At Buckingham Palace, there was also the added complication of the Family. 'The Queen had known since the beginning of 1992 that the Charles and Diana story was going to break,' said the Palace insider. 'She decided then to pay tax and chop the Civil List without further ado. It was intended as a tactical move to defuse the situation.' The Queen did not believe that the crisis in the marriage was so great that the couple would officially separate as a possible prelude to divorce. An unofficial, unannounced 'separate lives' agreement, her advisers believed, would be sufficient to paper over the cracks. 'The one thing she wasn't prepared for was the problem in the Yorks' marriage,' said the Palace source. 'Andrew came as a complete shock — it came from nowhere.' Instead of having to deal with the ramifications of one failed marriage, she had been faced with what the Conservatives like to call 'a double whammy'.

Her feelings towards Diana were summed up in a remark she made to a friend: 'Life is more difficult now that we've got this tiresome girl.' Ironically, she had always got along with Sarah in a quaint sort of way. She firmly believed that once Steve Wyatt had been chilled out of her life, she would start to mend her ways. She couldn't accept that the Duchess would walk away from the wealth and privilege of her position. When the St Tropez pictures surfaced, Her Majesty insisted on some extremely tough terms for the financial side of the separation. Fergie, who had behaved like a pools winner ever since joining the Royal Family, got only £600,000 - with strings attached.
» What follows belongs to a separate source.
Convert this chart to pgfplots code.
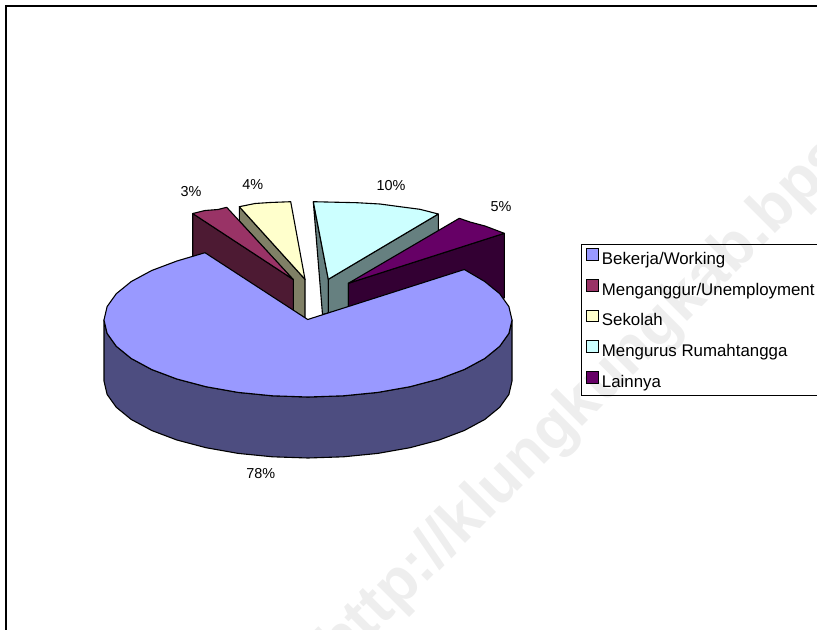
\documentclass[border=0pt]{standalone}
\usepackage{fontspec}
\setmainfont{Liberation Sans}
\usepackage{pgfplots}
\pgfplotsset{compat=1.18}
\definecolor{mainTop}{HTML}{9999FF}
\definecolor{mainSide}{HTML}{4D4D80}
\definecolor{unempTop}{HTML}{993366}
\definecolor{unempSide}{HTML}{4D1A33}
\definecolor{schoolTop}{HTML}{FFFFCC}
\definecolor{schoolSide}{HTML}{808066}
\definecolor{homeTop}{HTML}{CCFFFF}
\definecolor{homeSide}{HTML}{668080}
\definecolor{otherTop}{HTML}{660066}
\definecolor{otherSide}{HTML}{330033}
\definecolor{wmark}{HTML}{EEEEEE}
\pgfplotsset{
    slice/.style={draw=black, line width=1.1bp, line join=round, forget plot},
}
\tikzset{pct/.style={font=\fontsize{14.4bp}{16bp}\selectfont, inner sep=0pt}}
\begin{document}
\begin{tikzpicture}[x=1bp,y=1bp]
\begin{axis}[
    at={(0bp,0bp)}, anchor=south west,
    scale only axis, width=817bp, height=630bp,
    xmin=0, xmax=817, ymin=0, ymax=630, y dir=reverse,
    axis lines=none, clip=true,
    legend style={at={(axis cs:581,243.5)}, anchor=north west, fill=none, draw=black,
        line width=0.9bp, inner xsep=4.1bp, inner ysep=4.5bp, row sep=11.2bp,
        font=\fontsize{16.85bp}{18bp}\selectfont,
        nodes={inner xsep=3.5bp, inner ysep=0bp, text height=12.5bp, text depth=3.5bp}},
    legend cell align=left,
    legend image code/.code={\draw[#1, draw=black, line width=0.9bp] (0bp,-0.5bp) rectangle (12bp,11bp);},
]
% legend only; slices are drawn below in painter's order
\addlegendimage{fill=mainTop}   \addlegendentry{Bekerja/Working}
\addlegendimage{fill=unempTop}  \addlegendentry{Menganggur/Unemployment}
\addlegendimage{fill=schoolTop} \addlegendentry{Sekolah}
\addlegendimage{fill=homeTop}   \addlegendentry{Mengurus Rumahtangga}
\addlegendimage{fill=otherTop}  \addlegendentry{Lainnya}

% watermark
\node[anchor=base west, rotate=45, text=wmark, inner sep=0pt,
    font=\fontsize{62bp}{62bp}\selectfont\bfseries] at (axis cs:341,668) {http://klungkungkab.bps.go.id};

% frame
\addplot[black, line width=2bp, forget plot] coordinates {(6,640) (6,6) (830,6)};

% Sekolah 4%
\addplot[slice, fill=schoolSide] coordinates {(239.3,206.7) (305,279.3) (305,318) (293.3,311) (293.3,280) (239.3,221)} -- cycle;
\addplot[slice, fill=schoolTop] coordinates {(239.3,206.7) (255,203.5) (270,202.5) (290.7,201.7) (305,279.3)} -- cycle;
% Menganggur 3%
\addplot[slice, fill=unempSide] coordinates {(192.7,213.5) (293.3,279.5) (293.3,311) (192.7,256)} -- cycle;
\addplot[slice, fill=unempTop] coordinates {(192.7,213.5) (205,210.5) (218,209.5) (226.7,207.3) (293.3,279.5)} -- cycle;
% Mengurus Rumahtangga 10%
\addplot[slice, fill=homeSide] coordinates {(313.3,201.7) (328.3,279.3) (328.3,313) (322.5,314.5)} -- cycle;
\addplot[slice, fill=homeSide] coordinates {(328.3,279.3) (438.3,214) (438.3,232) (348.3,284) (348.3,308) (328.3,313)} -- cycle;
\addplot[slice, fill=homeTop] coordinates {(313.3,201.7) (356.7,202.7) (380,204) (400,206.7) (420,209.3) (438.3,214) (328.3,279.3)} -- cycle;
% Lainnya 5%
\addplot[slice, fill=otherSide] coordinates {(348.3,283.3) (504.3,233.3) (504.3,298) (348.3,312)} -- cycle;
\addplot[slice, fill=otherTop] coordinates {(348.3,283.3) (459.3,218.3) (470,222) (485,226) (504.3,233.3)} -- cycle;
% Bekerja 78%: outer wall, then top face
\addplot[slice, fill=mainSide] coordinates {
    (512,320) (508.9,333.4) (499.7,346.3) (484.7,358.5) (464.3,369.5) (439.1,379) (410,386.7) (377.8,392.4)
    (343.4,395.8) (308,397) (272.6,395.8) (238.2,392.4) (206,386.7) (176.9,379) (151.7,369.5) (131.3,358.5)
    (116.3,346.3) (107.1,333.4) (104,320) (104,381) (107.1,394.4) (116.3,407.3) (131.3,419.5) (151.7,430.5)
    (176.9,440) (206,447.7) (238.2,453.4) (272.6,456.8) (308,458) (343.4,456.8) (377.8,453.4) (410,447.7)
    (439.1,440) (464.3,430.5) (484.7,419.5) (499.7,407.3) (508.9,394.4) (512,381)} -- cycle;
\addplot[slice, fill=mainTop] coordinates {
    (307.7,319.5) (464.3,269.5) (484.7,281.5) (499.7,293.7) (508.9,306.6) (512,320) (508.9,333.4) (499.7,346.3)
    (484.7,358.5) (464.3,369.5) (439.1,379) (410,386.7) (377.8,392.4) (343.4,395.8) (308,397) (272.6,395.8)
    (238.2,392.4) (206,386.7) (176.9,379) (151.7,369.5) (131.3,358.5) (116.3,346.3) (107.1,333.4) (104,320)
    (107.1,306.6) (116.3,293.7) (131.3,281.5) (151.7,270.5) (176.9,261) (205,252.7)} -- cycle;

\node[pct] at (axis cs:191,191.7) {3\%};
\node[pct] at (axis cs:252.7,185) {4\%};
\node[pct] at (axis cs:391,185.6) {10\%};
\node[pct] at (axis cs:501,206.7) {5\%};
\node[pct] at (axis cs:260.7,473.3) {78\%};
\end{axis}
\pgfresetboundingbox
\path[use as bounding box] (0bp,0bp) rectangle (817bp,630bp);
\end{tikzpicture}
\end{document}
If she and Andrew divorced and she remarried, she would have to repay half that amount.

In September 1992, in the middle of those prolonged and often fraught negotiations, Her Majesty revealed her tax strategy to John Major during his visit to Balmoral. In view of the family difficulties, it was agreed that an announcement should be delayed, but Major nevertheless leaked her intention to cut £1.4 million from the Civil List. 'This made it seem as though it was his idea,' said a Labour opponent. 'John Major will emerge as the unsung hero of 1992,' countered Morton. 'Unlike Mrs Thatcher, he has a very cordial relationship with the Queen and, unlike Mrs Thatcher again, he was able to suggest certain things, or to implement certain ideas from the Queen's side which have helped to bring the monarchy forward a little. But, unfortunately, she was negotiating from a defensive position as opposed to a position of authority. If the Queen had agreed to pay tax five years ago, she would have been praised to the heavens.'

A large part of the problem was that nobody, including the Queen, knew the full extent of her wealth. It had been calculated variously at £50 million, £250 million, £2.5 billion and £7.5 billion. Even the lowest figure made her one of the mega-rich. Parsimonious by nature, she held back until fate itself intervened. On Black Wednesday, 16 September, the economy faced its gravest crisis in living memory. Interest rates blipped up and down on the economic cardiograph, rising and falling four times in a single day. The Bank of England poured £10 billion from the national reserves into the money markets in a vain attempt to stem a concerted run on the pound. Finally, the Chancellor, Norman Lamont, pulled Britain out of the exchange rate mechanism, effectively devaluing sterling by twenty per cent. It was a chaotic piece of mismanagement typical of the Chancellor's unreliable grip on the economy. Britain had become the sick man of Europe. Compared with the billions made by speculators who gambled against the pound, the Queen's pledge of a £1.4 million saving seemed trifling. She would have to think again.